Nox is a mobile game created by Everbyte designed for audiences age 12+ who love click-and-point adventures and an escape room mystery.
In the game, you play as a detective who is wandering around an empty mystery manor with mysterious rooms and objects. As the only player in the game, you learn about your role in the manor with an internal dialogue that shows up on the screen as you interact with the scene. You don’t know much about your identity as the player and have to use the environment to learn more about why you’re locked in the mansion through self-narration.
The key objective is to escape the room and outwit the puzzles that show up. Through the game, you use the rooms to discover new items and learn about their in-game significance. These objects and the environment are often used together to solve puzzles – for example, a painting on the wall may hint at a special unlock sequence, or an object in one room might be helpful for another.
An interesting mechanic of the game is the inventory of objects.
As the player, you can pick up items, keys, and clues to help you solve puzzles.
You also can combine items to use them, which allows for more inventive play and thinking.
Additionally, an exciting mechanic of Nox is the ability to use the room itself. Unlike other mystery games on mobile, you can turn the entire room and view it in different orientations and angles.
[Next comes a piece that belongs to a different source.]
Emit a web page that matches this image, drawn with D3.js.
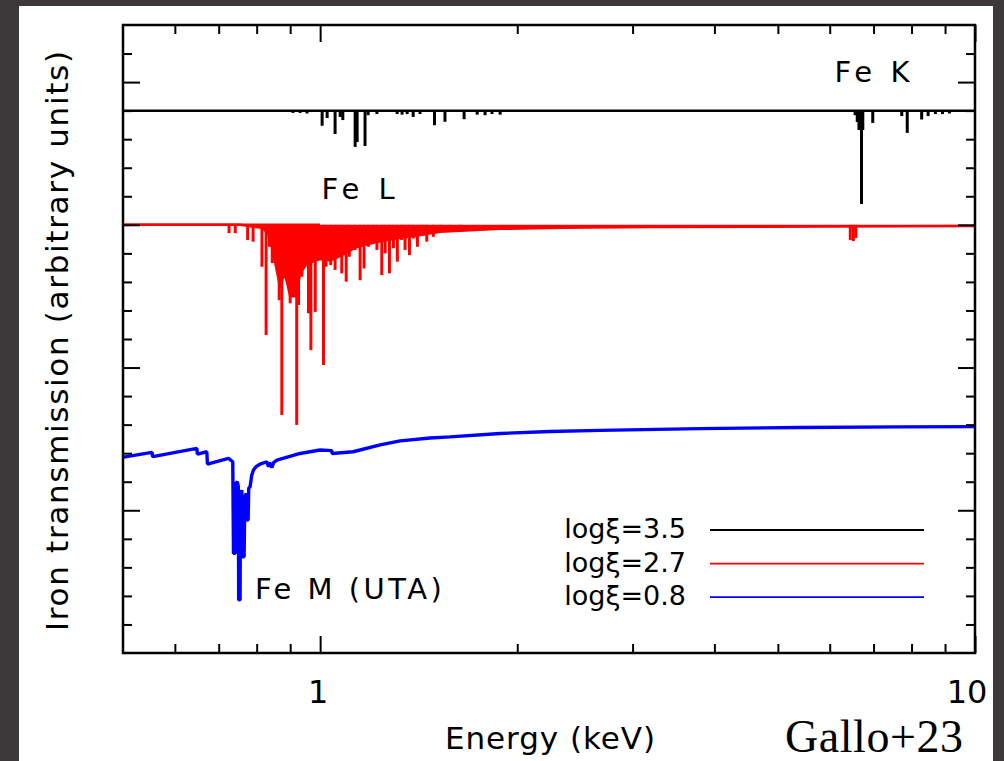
<!DOCTYPE html>
<html>
<head>
<meta charset="utf-8">
<script src="https://cdn.jsdelivr.net/npm/d3@7"></script>
<style>
body { margin: 0; background: #3b3939; }
text { font-family: "DejaVu Sans", sans-serif; fill: #000; }
</style>
</head>
<body>
<svg width="1004" height="761"></svg>
<script>
// ---- data (y is in offset arbitrary units) ----
var seriesNames = ['logξ=3.5', 'logξ=2.7', 'logξ=0.8'];
var seriesColors = ['#000000', '#ff0000', '#0000ff'];

// logξ=3.5 : flat continuum with Fe L and Fe K lines [energy keV, line bottom]
var blackContinuum = [[0.5, 1.9], [10, 1.9]];
var blackLines = [
  [0.909, 1.892], [0.932, 1.892], [0.955, 1.890], [1.007, 1.847], [1.025, 1.874],
  [1.054, 1.818], [1.073, 1.878], [1.083, 1.867], [1.131, 1.773], [1.139, 1.790],
  [1.171, 1.776], [1.184, 1.884], [1.221, 1.888], [1.311, 1.888], [1.334, 1.886],
  [1.358, 1.888], [1.387, 1.878], [1.421, 1.888], [1.495, 1.849], [1.551, 1.861],
  [1.659, 1.870], [1.737, 1.886], [1.786, 1.884], [1.830, 1.888], [1.883, 1.886],
  [6.56, 1.884], [6.61, 1.860], [6.65, 1.832], [6.71, 1.573], [6.74, 1.832],
  [6.98, 1.857], [7.73, 1.881], [7.88, 1.822], [8.29, 1.869], [8.48, 1.881],
  [8.70, 1.888], [8.92, 1.888], [9.14, 1.890]
];

// logξ=2.7 : continuum (blended trough) plus Fe L and Fe K lines
var redBase = 1.5;
var redContinuum = [
  [0.5, 1.5], [0.755, 1.5], [0.815, 1.49], [0.833, 1.47], [0.845, 1.42],
  [0.857, 1.35], [0.869, 1.28], [0.881, 1.33], [0.890, 1.30], [0.900, 1.25],
  [0.919, 1.25], [0.932, 1.33], [0.952, 1.36], [0.972, 1.37], [1.0, 1.38],
  [1.036, 1.375], [1.06, 1.385], [1.092, 1.40], [1.13, 1.42], [1.171, 1.43],
  [1.22, 1.44], [1.325, 1.455], [1.40, 1.462], [1.525, 1.476], [1.883, 1.486],
  [2.325, 1.490], [3.19, 1.492], [10, 1.496]
];
var redLines = [
  [0.726, 1.471], [0.742, 1.471], [0.775, 1.447], [0.790, 1.441], [0.815, 1.353],
  [0.827, 1.114], [0.837, 1.423], [0.845, 1.366], [0.854, 1.366], [0.866, 1.236],
  [0.874, 0.834], [0.887, 1.412], [0.900, 1.225], [0.913, 1.306], [0.921, 0.799],
  [0.927, 1.219], [0.938, 1.318], [0.952, 1.366], [0.960, 1.190], [0.968, 1.061],
  [0.983, 1.195], [0.994, 1.401], [1.012, 1.009], [1.021, 1.353], [1.038, 1.359],
  [1.054, 1.342], [1.066, 1.423], [1.079, 1.330], [1.096, 1.301], [1.108, 1.388],
  [1.131, 1.412], [1.151, 1.306], [1.167, 1.347], [1.185, 1.423], [1.204, 1.447],
  [1.221, 1.412], [1.242, 1.324], [1.257, 1.400], [1.276, 1.330], [1.294, 1.418],
  [1.312, 1.371], [1.332, 1.447], [1.348, 1.412], [1.369, 1.394], [1.388, 1.452],
  [1.408, 1.423], [1.430, 1.470], [1.455, 1.441], [1.489, 1.458], [1.525, 1.472],
  [1.579, 1.476], [1.636, 1.476],
  [6.45, 1.447], [6.52, 1.443], [6.58, 1.454]
];

// logξ=0.8 : full spectrum including the Fe M UTA trough
var blueSpectrum = [
  [0.501, 0.686], [0.5535, 0.703], [0.5551, 0.688], [0.6482, 0.717], [0.6495, 0.697],
  [0.6714, 0.705], [0.6728, 0.662], [0.7244, 0.682], [0.7355, 0.670], [0.7374, 0.349],
  [0.7416, 0.349], [0.7433, 0.594], [0.7475, 0.600], [0.7500, 0.583], [0.7510, 0.186],
  [0.7547, 0.186], [0.7555, 0.547], [0.7593, 0.571], [0.7608, 0.337], [0.7655, 0.337],
  [0.7673, 0.547], [0.7709, 0.559], [0.7727, 0.466], [0.7763, 0.466], [0.7780, 0.577],
  [0.7818, 0.583], [0.7863, 0.623], [0.7909, 0.641], [0.7985, 0.653], [0.8099, 0.662],
  [0.8290, 0.670], [0.834, 0.653], [0.837, 0.667], [0.844, 0.650], [0.849, 0.667],
  [0.859, 0.676], [0.932, 0.699], [1.0, 0.711], [1.042, 0.709], [1.043, 0.699],
  [1.123, 0.705], [1.235, 0.729], [1.325, 0.743], [1.472, 0.753], [1.579, 0.757],
  [1.883, 0.769], [2.245, 0.776], [2.676, 0.780], [3.80, 0.786], [5.40, 0.790],
  [7.68, 0.792], [10.0, 0.793]
];

var xMajorTicks = [1, 10];
var xMinorTicks = [0.6, 0.7, 0.8, 0.9, 2, 3, 4, 5, 6, 7, 8, 9];
var xTickLabels = ['1', '10'];
var yMajorTicks = [0.5, 1.0, 1.5, 2.0];

var annotations = [
  {text: 'Fe K', e: 6.1, v: 2.0},
  {text: 'Fe L', e: 1.005, v: 1.59},
  {text: 'Fe M (UTA)', e: 0.795, v: 0.19}
];

// ---- chart ----
var svg = d3.select('svg');

svg.append('rect')
  .attr('x', 19).attr('y', 6)
  .attr('width', 974).attr('height', 760)
  .attr('fill', '#ffffff');

var x = d3.scaleLog().domain([0.5, 10]).range([123, 975]);
var y = d3.scaleLinear().domain([0, 2.2]).range([653, 25]);

var yMinorTicks = y.ticks(22).filter(function(t) {
  return yMajorTicks.indexOf(+t.toFixed(1)) < 0 && t > 0 && t < 2.2;
});

svg.append('clipPath').attr('id', 'plot-clip')
  .append('rect')
  .attr('x', 123).attr('y', 25)
  .attr('width', 852).attr('height', 628);

var plot = svg.append('g').attr('clip-path', 'url(#plot-clip)');

var line = d3.line()
  .x(function(d) { return x(d[0]); })
  .y(function(d) { return y(d[1]); });

// black series
plot.append('path')
  .datum(blackContinuum)
  .attr('d', line)
  .attr('fill', 'none')
  .attr('stroke', seriesColors[0])
  .attr('stroke-width', 2.5);

plot.append('g').selectAll('path')
  .data(blackLines)
  .enter().append('path')
  .attr('d', function(d) { return 'M' + x(d[0]) + ',' + y(1.9) + 'V' + y(d[1]); })
  .attr('stroke', seriesColors[0])
  .attr('stroke-width', 3);

// red series
var redArea = d3.area()
  .x(function(d) { return x(d[0]); })
  .y0(y(redBase))
  .y1(function(d) { return y(d[1]); });

plot.append('path')
  .datum(redContinuum)
  .attr('d', redArea)
  .attr('fill', seriesColors[1]);

plot.append('path')
  .datum(redContinuum)
  .attr('d', line)
  .attr('fill', 'none')
  .attr('stroke', seriesColors[1])
  .attr('stroke-width', 2.5);

plot.append('path')
  .datum([[0.5, redBase], [1.0, redBase]])
  .attr('d', line)
  .attr('stroke', seriesColors[1])
  .attr('stroke-width', 2.5);

plot.append('g').selectAll('path')
  .data(redLines)
  .enter().append('path')
  .attr('d', function(d) { return 'M' + x(d[0]) + ',' + y(redBase) + 'V' + y(d[1]); })
  .attr('stroke', seriesColors[1])
  .attr('stroke-width', 3);

// blue series
plot.append('path')
  .datum(blueSpectrum)
  .attr('d', line)
  .attr('fill', 'none')
  .attr('stroke', seriesColors[2])
  .attr('stroke-width', 3.4)
  .attr('stroke-linejoin', 'bevel');

// frame and ticks
function tickAxis(axis, values, size, transform) {
  var g = svg.append('g')
    .attr('transform', transform)
    .call(axis.tickValues(values).tickSize(size).tickFormat(''));
  g.select('.domain').remove();
  g.selectAll('line').attr('stroke', '#000').attr('stroke-width', 2);
}

tickAxis(d3.axisBottom(x), xMajorTicks, -17, 'translate(0,653)');
tickAxis(d3.axisBottom(x), xMinorTicks, -9, 'translate(0,653)');
tickAxis(d3.axisTop(x), xMajorTicks, -17, 'translate(0,25)');
tickAxis(d3.axisTop(x), xMinorTicks, -9, 'translate(0,25)');
tickAxis(d3.axisLeft(y), yMajorTicks, -17, 'translate(123,0)');
tickAxis(d3.axisLeft(y), yMinorTicks, -9, 'translate(123,0)');
tickAxis(d3.axisRight(y), yMajorTicks, -17, 'translate(975,0)');
tickAxis(d3.axisRight(y), yMinorTicks, -9, 'translate(975,0)');

svg.append('rect')
  .attr('x', 123).attr('y', 25)
  .attr('width', 852).attr('height', 628)
  .attr('fill', 'none')
  .attr('stroke', '#000')
  .attr('stroke-width', 2.5);

// tick labels
svg.selectAll('.xlabel')
  .data(xMajorTicks)
  .enter().append('text')
  .attr('class', 'xlabel')
  .attr('x', function(d, i) { return x(d) - (i === 0 ? 2 : 8); })
  .attr('y', 703)
  .attr('text-anchor', 'middle')
  .attr('font-size', 32)
  .text(function(d, i) { return xTickLabels[i]; });

// axis titles
svg.append('text')
  .attr('x', 550).attr('y', 749)
  .attr('text-anchor', 'middle')
  .attr('font-size', 31)
  .attr('textLength', 210)
  .text('Energy (keV)');

svg.append('text')
  .attr('transform', 'translate(68,341) rotate(-90)')
  .attr('text-anchor', 'middle')
  .attr('font-size', 31)
  .attr('textLength', 580)
  .text('Iron transmission (arbitrary units)');

svg.append('text')
  .attr('x', 785).attr('y', 752)
  .attr('style', 'font-family:"Liberation Serif",serif')
  .attr('font-size', 46)
  .attr('textLength', 178)
  .text('Gallo+23');

// annotations
var annWidths = [75, 73, 187];
svg.selectAll('.ann')
  .data(annotations)
  .enter().append('text')
  .attr('class', 'ann')
  .attr('x', function(d) { return x(d.e); })
  .attr('y', function(d) { return y(d.v); })
  .attr('font-size', 29)
  .attr('textLength', function(d, i) { return annWidths[i]; })
  .text(function(d) { return d.text; });

// legend
var legend = svg.append('g');
seriesNames.forEach(function(name, i) {
  var ly = 530 + i * 33.6;
  legend.append('text')
    .attr('x', 686).attr('y', ly + 8)
    .attr('text-anchor', 'end')
    .attr('font-size', 27)
    .text(name);
  legend.append('line')
    .attr('x1', 710).attr('x2', 924)
    .attr('y1', ly).attr('y2', ly)
    .attr('stroke', seriesColors[i])
    .attr('stroke-width', 1.8);
});
</script>
</body>
</html>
This can create surprising effects, as objects you see in one orientation may not appear in another. This mechanic supports the mystery narrative. First, it makes it more difficult to find clues that heighten the suspense in the game. Second, the rooms themselves are important to the mystery narrative, often being used in the puzzles and players’ self-narration.
Thus, discovering more about the rooms will help the player learn more about the mystery behind the game.
In Nox, you’re bound to the map and its rooms. As a player, you unlock rooms using keys obtained through puzzles or other methods. The more you unlock, the more rooms appear on your map.
The game creates this boundaries through the floor plan you use to travel between rooms as well as the location-based narrative that folds into the mystery. The more floors you unlock, the more difficult the rooms are to escape, and the more complex the narrative becomes.
Type of fun
Nox is a challenge game that uses puzzles and the environment to create obstacles and problems for the player.
By the nature of its genre as an escape room game, it utilizes those challenges to build on each other to drive the game forward for the player to escape.
Additionally, Nox is also a narrative game. The mystery is a key part of the puzzle itself that is expertly folded into the gameplay.
By paying attention to the game’s self-narration, you can unlock clues about your identity as the main character in the game.
Moments of particular success or epic fails
- I love the mechanics of rotating a room to learn the clues. I think that this was really smooth and well-done by the game creators.
- It was really satisfying to finish the game. It took me about two or three days, which was really reasonable. You get a few free hints here and there, which I tried to avoid.
- I liked that you didn’t have to pay to play this game. While there are in-app purchases, most of the game is free and accessible without those purchases, which helped improve my user experience.
- I have to admit! One of the puzzles was so tough that I turned to a walkthrough to try to solve it. But then I realized that the gameplay walkthrough wasn’t even finished, so others didn’t even know how to solve it! So I actually had to sit down and wander around for a few hours to try to figure it out.
- Some of the puzzles seemed a little arbitrary and finicky. It was sometimes guesswork to try to figure them out. For example, one of the puzzles is knocking down a vase from a stairwell to break it to get a secret item. This was unclear to me at certain points how much interaction you have with the environment.
- The ending sequence of this game’s narrative was interesting, but extremely confusing and out of place. Not to spoil it too much, but it has some reference to childhood trauma and abuse. While this is hinted at in some rooms, it was an abrupt shift in mood when the game ended.
Things you would change to make the game better
- I would make the puzzles more relevant to the player or easier so that players aren’t getting stuck. I felt that some of the puzzles really were not clear on how to unlock and could have been hinted at more through the narrative.
- I would make the connection between the ending and the gameplay stronger so that the ending sequence is more satisfying to the player and less abrupt.
- I would use the environment to insert more opportunities for narrative. For example, maybe letters or stories that are not helpful for puzzles but give context to certain rooms.